Eino Leino Prize to Hannele Huovi
17 April 2009 | In the news
‘Methinks,/ said the sausage dog / who loved eating verse, that / poetry is tastier than bone.’ (From Karvakorvan runopurkki [Furry pooch’s jar of verse])
Hannele Huovi (born 1949) has received the 2009 Eino Leino Prize, worth € 5,200 and funded by the Finnish Book Foundation, for her extensive work as a writer of books for children and young people, of novels, poetry and text books.
The prize has been awarded since 1956 by the Eino Leino Society, founded to commemorate the poet and journalist Eino Leino (1878–1926).
‘Hannele Huovi is a compelling story-teller but, again and again, she makes us realise what a strange place our world is – how easily we can slip out of it into dream or psychosis, or cross some concealed frontier into a parallel universe.
‘Hers is a readable form of surrealism – the art of defamiliarising familiar things by putting them in anomalous environments.

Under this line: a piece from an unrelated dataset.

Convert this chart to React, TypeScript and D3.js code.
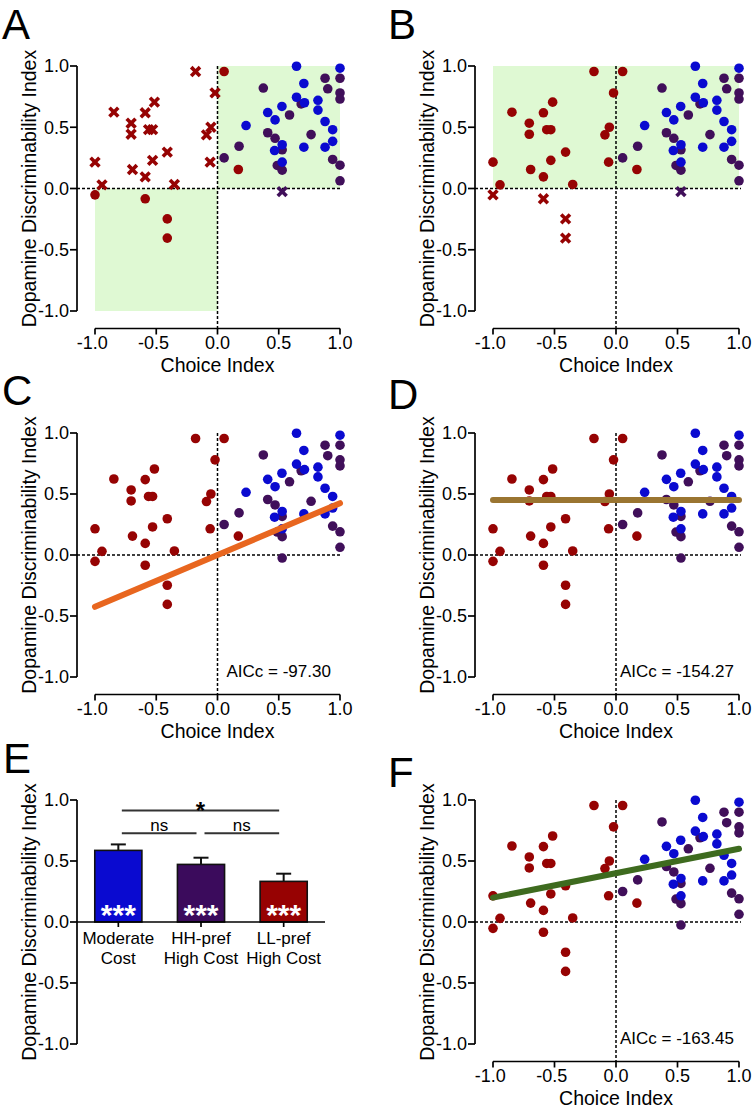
import React from 'react';
import * as d3 from 'd3';

// ---------- DATA ----------
// Low-cost-preferring (LL-pref high cost) animals: dark red
const redX = [-1.0, -0.943, -0.846, -0.705, -0.705, -0.694, -0.59, -0.59, -0.563, -0.53, -0.515, -0.53, -0.41, -0.352, -0.179, -0.02, -0.054, -0.09, -0.06, 0.054, 0.17, -1.0, -0.59, -0.41, -0.41];
const redY = [0.215, 0.03, 0.623, 0.533, 0.443, 0.155, 0.618, 0.095, 0.48, 0.48, 0.705, 0.23, 0.297, 0.033, 0.955, 0.78, 0.5, 0.438, 0.215, 0.955, 0.155, -0.052, -0.084, -0.248, -0.405];
// HH-pref high cost: purple
const purpleX = [0.054, 0.176, 0.374, 0.41, 0.47, 0.588, 0.528, 0.488, 0.528, 0.683, 0.764, 0.878, 0.9, 1.0, 1.0, 1.0, 0.94, 1.0, 1.0, 0.528];
const purpleY = [0.25, 0.345, 0.82, 0.455, 0.41, 0.6, 0.316, 0.188, 0.15, 0.69, 0.44, 0.9, 0.814, 0.9, 0.78, 0.73, 0.237, 0.19, 0.063, -0.025];
// Moderate cost: blue
const blueX = [0.233, 0.41, 0.47, 0.526, 0.466, 0.528, 0.528, 0.645, 0.705, 0.645, 0.71, 0.705, 0.82, 0.82, 0.878, 0.94, 0.94, 0.878, 1.0];
const blueY = [0.514, 0.62, 0.56, 0.67, 0.31, 0.357, 0.215, 0.998, 0.857, 0.745, 0.7, 0.337, 0.72, 0.64, 0.547, 0.48, 0.385, 0.337, 0.982];

const axisTicks = [-1, -0.5, 0, 0.5, 1];

// Model fits (panels C, D, F)
const fitPanels = ['C', 'D', 'F'];
const fitIntercepts = [0.0, 0.45, 0.40];
const fitSlopes = [0.425, 0.0, 0.20];
const fitAICc = ['AICc = -97.30', 'AICc = -154.27', 'AICc = -163.45'];

// Panel E bars
const barLine1 = ['Moderate', 'HH-pref', 'LL-pref'];
const barLine2 = ['Cost', 'High Cost', 'High Cost'];
const barMeans = [0.587, 0.472, 0.333];
const barSEM = [0.049, 0.055, 0.063];
const barStars = ['***', '***', '***'];
const sigFrom = [0, 0, 1];
const sigTo = [2, 1, 2];
const sigLabel = ['*', 'ns', 'ns'];
const sigLevel = [0.914, 0.728, 0.728];

// ---------- STYLE ----------
const RED = '#960303';
const PURPLE = '#400f5a';
const BLUE = '#0a0ad0';
const GREEN_BG = '#dff9d3';
const FIT_COLORS = ['#e8661f', '#9a7531', '#3e6b1f'];
const FONT = '"Liberation Sans", Arial, Helvetica, sans-serif';

type Geo = { x0: number; x1: number; yTop: number; yBot: number; axisX: number };
const GEO: Record<string, Geo> = {
  A: { x0: 95, x1: 340, yTop: 66, yBot: 311, axisX: 77 },
  B: { x0: 493, x1: 739, yTop: 66, yBot: 311, axisX: 475 },
  C: { x0: 95, x1: 340, yTop: 433, yBot: 677, axisX: 77 },
  D: { x0: 493, x1: 739, yTop: 433, yBot: 677, axisX: 475 },
  E: { x0: 77, x1: 325, yTop: 800, yBot: 1044, axisX: 77 },
  F: { x0: 493, x1: 739, yTop: 800, yBot: 1044, axisX: 475 },
};
const LETTERS: [string, number, number][] = [
  ['A', 2, 39], ['B', 388, 39], ['C', 2, 405], ['D', 388, 409], ['E', 3, 773], ['F', 388, 787],
];

const fmt = (v: number) => (v < 0 ? '-' : '') + Math.abs(v).toFixed(1);

type Pt = { x: number; y: number; c: string };
const allPoints: Pt[] = [
  ...redX.map((x, i) => ({ x, y: redY[i], c: RED })),
  ...purpleX.map((x, i) => ({ x, y: purpleY[i], c: PURPLE })),
  ...blueX.map((x, i) => ({ x, y: blueY[i], c: BLUE })),
];

function YAxis({ g, y }: { g: Geo; y: d3.ScaleLinear<number, number> }) {
  return (
    <g>
      <line x1={g.axisX} x2={g.axisX} y1={y(1)} y2={y(-1)} stroke="#000" strokeWidth={1.7} />
      {axisTicks.map((t) => (
        <g key={t}>
          <line x1={g.axisX - 7} x2={g.axisX} y1={y(t)} y2={y(t)} stroke="#000" strokeWidth={1.7} />
          <text x={g.axisX - 8} y={y(t) + 6.3} textAnchor="end" fontSize={18} fontFamily={FONT}>{fmt(t)}</text>
        </g>
      ))}
      <text transform={`translate(${g.axisX - 48.5},${(g.yTop + g.yBot) / 2}) rotate(-90)`} textAnchor="middle" dy={7} fontSize={19.5} fontFamily={FONT}>Dopamine Discriminability Index</text>
    </g>
  );
}

function ScatterPanel({ id }: { id: string }) {
  const g = GEO[id];
  const x = d3.scaleLinear().domain([-1, 1]).range([g.x0, g.x1]);
  const y = d3.scaleLinear().domain([-1, 1]).range([g.yBot, g.yTop]);
  const axisY = g.yBot + 17.5;
  const isCircle = (p: Pt) => {
    if (id === 'A') return (p.x >= 0 && p.y >= 0) || (p.x < 0 && p.y < 0);
    if (id === 'B') return p.y >= 0;
    return true;
  };
  const fi = fitPanels.indexOf(id);
  const line = d3.line<number>().x((v) => x(v)).y((v) => y(fitIntercepts[fi] + fitSlopes[fi] * v));
  const s = 4.4;
  return (
    <g>
      {id === 'A' && (
        <g>
          <rect x={x(0)} y={y(1)} width={x(1) - x(0)} height={y(0) - y(1)} fill={GREEN_BG} />
          <rect x={x(-1)} y={y(0)} width={x(0) - x(-1)} height={y(-1) - y(0)} fill={GREEN_BG} />
        </g>
      )}
      {id === 'B' && <rect x={x(-1)} y={y(1)} width={x(1) - x(-1)} height={y(0) - y(1)} fill={GREEN_BG} />}
      <line x1={g.axisX} x2={x(1) + 2} y1={y(0)} y2={y(0)} stroke="#000" strokeWidth={1.5} strokeDasharray="3,2" />
      <line x1={x(0)} x2={x(0)} y1={y(1)} y2={axisY} stroke="#000" strokeWidth={1.5} strokeDasharray="3,2" />
      {allPoints.map((p, i) =>
        isCircle(p) ? (
          <circle key={i} cx={x(p.x)} cy={y(p.y)} r={4.8} fill={p.c} />
        ) : (
          <g key={i} stroke={p.c} strokeWidth={3.6}>
            <line x1={x(p.x) - s} x2={x(p.x) + s} y1={y(p.y) - s} y2={y(p.y) + s} />
            <line x1={x(p.x) - s} x2={x(p.x) + s} y1={y(p.y) + s} y2={y(p.y) - s} />
          </g>
        )
      )}
      {fi >= 0 && (
        <g>
          <path d={line([-1, 1]) || ''} stroke={FIT_COLORS[fi]} strokeWidth={6} fill="none" strokeLinecap="round" />
          <text x={x(0) + (id === 'C' ? 9 : 4)} y={y(-1)} fontSize={17} fontFamily={FONT}>{fitAICc[fi]}</text>
        </g>
      )}
      <YAxis g={g} y={y} />
      <line x1={x(-1)} x2={x(1)} y1={axisY} y2={axisY} stroke="#000" strokeWidth={1.7} />
      {axisTicks.map((t) => (
        <g key={t}>
          <line x1={x(t)} x2={x(t)} y1={axisY} y2={axisY + 6} stroke="#000" strokeWidth={1.7} />
          <text x={x(t) - (t < 0 ? 2.8 : 0)} y={axisY + 20.5} textAnchor="middle" fontSize={18} fontFamily={FONT}>{fmt(t)}</text>
        </g>
      ))}
      <text x={x(0)} y={axisY + 43} textAnchor="middle" fontSize={19.5} fontFamily={FONT}>Choice Index</text>
    </g>
  );
}

function BarPanel() {
  const g = GEO.E;
  const y = d3.scaleLinear().domain([-1, 1]).range([g.yBot, g.yTop]);
  const xb = d3.scaleBand<number>().domain([0, 1, 2]).range([g.x0, g.x1]).paddingInner(0.43).paddingOuter(0.215);
  const colors = [BLUE, '#3b0b5c', '#970202'];
  const cx = (i: number) => (xb(i) as number) + xb.bandwidth() / 2;
  return (
    <g>
      {barMeans.map((m, i) => (
        <g key={i}>
          <line x1={cx(i)} x2={cx(i)} y1={y(m)} y2={y(m + barSEM[i])} stroke="#111" strokeWidth={2} />
          <line x1={cx(i) - 7.5} x2={cx(i) + 7.5} y1={y(m + barSEM[i])} y2={y(m + barSEM[i])} stroke="#111" strokeWidth={2} />
          <rect x={xb(i)} y={y(m)} width={xb.bandwidth()} height={y(0) - y(m)} fill={colors[i]} stroke="#111" strokeWidth={1.6} />
          <text x={cx(i)} y={y(0) + 3} textAnchor="middle" fontSize={30} fontWeight="bold" fill="#fff" fontFamily={FONT}>{barStars[i]}</text>
          <line x1={cx(i)} x2={cx(i)} y1={y(0)} y2={y(0) + 5} stroke="#000" strokeWidth={1.7} />
          <text x={cx(i)} y={y(0) + 21.5} textAnchor="middle" fontSize={17} fontFamily={FONT}>{barLine1[i]}</text>
          <text x={cx(i)} y={y(0) + 41.5} textAnchor="middle" fontSize={17} fontFamily={FONT}>{barLine2[i]}</text>
        </g>
      ))}
      {sigLabel.map((s, k) => {
        const x1 = cx(sigFrom[k]) + 3.5;
        const x2 = cx(sigTo[k]) - 4.5;
        return (
          <g key={k}>
            <line x1={x1} x2={x2} y1={y(sigLevel[k])} y2={y(sigLevel[k])} stroke="#333" strokeWidth={2} />
            {s === '*' ? (
              <text x={(x1 + x2) / 2} y={y(sigLevel[k]) + 9} textAnchor="middle" fontSize={24} fontWeight="bold" fontFamily={FONT}>{s}</text>
            ) : (
              <text x={(x1 + x2) / 2} y={y(sigLevel[k]) - 2} textAnchor="middle" fontSize={17} fontFamily={FONT}>{s}</text>
            )}
          </g>
        );
      })}
      <line x1={g.axisX} x2={g.x1} y1={y(0)} y2={y(0)} stroke="#000" strokeWidth={1.7} />
      <YAxis g={g} y={y} />
    </g>
  );
}

export default function App() {
  return (
    <svg width={752} height={1108} style={{ position: 'absolute', left: 0, top: 0, background: '#fff' }}>
      <rect width={752} height={1108} fill="#fff" />
      {['A', 'B', 'C', 'D', 'F'].map((id) => (
        <ScatterPanel key={id} id={id} />
      ))}
      <BarPanel />
      {LETTERS.map(([l, lx, ly]) => (
        <text key={l} x={lx} y={ly} fontSize={42} fontFamily={FONT}>{l}</text>
      ))}
    </svg>
  );
}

The results are absorbing for children but fascinating and entertaining for adults too, an essential of good children’s literature. Because it can be serious without being solemn and can expand consciousness, the genre has engaged very great wits from Jonathan Swift to Lewis Carroll.’
Herbert Lomas, in his introduction to Hannele Huovi’s collection of fables, Gepardi katsoo peiliin (‘A cheetah looks into the looking-glass’, Tammi, 2003), goes on to say: ‘But of course these are fables, funnier than Aesop’s, and even have a moral at the end – not necessarily the most obvious of the implicit ones. The imagery contains important lessons for children of all ages.’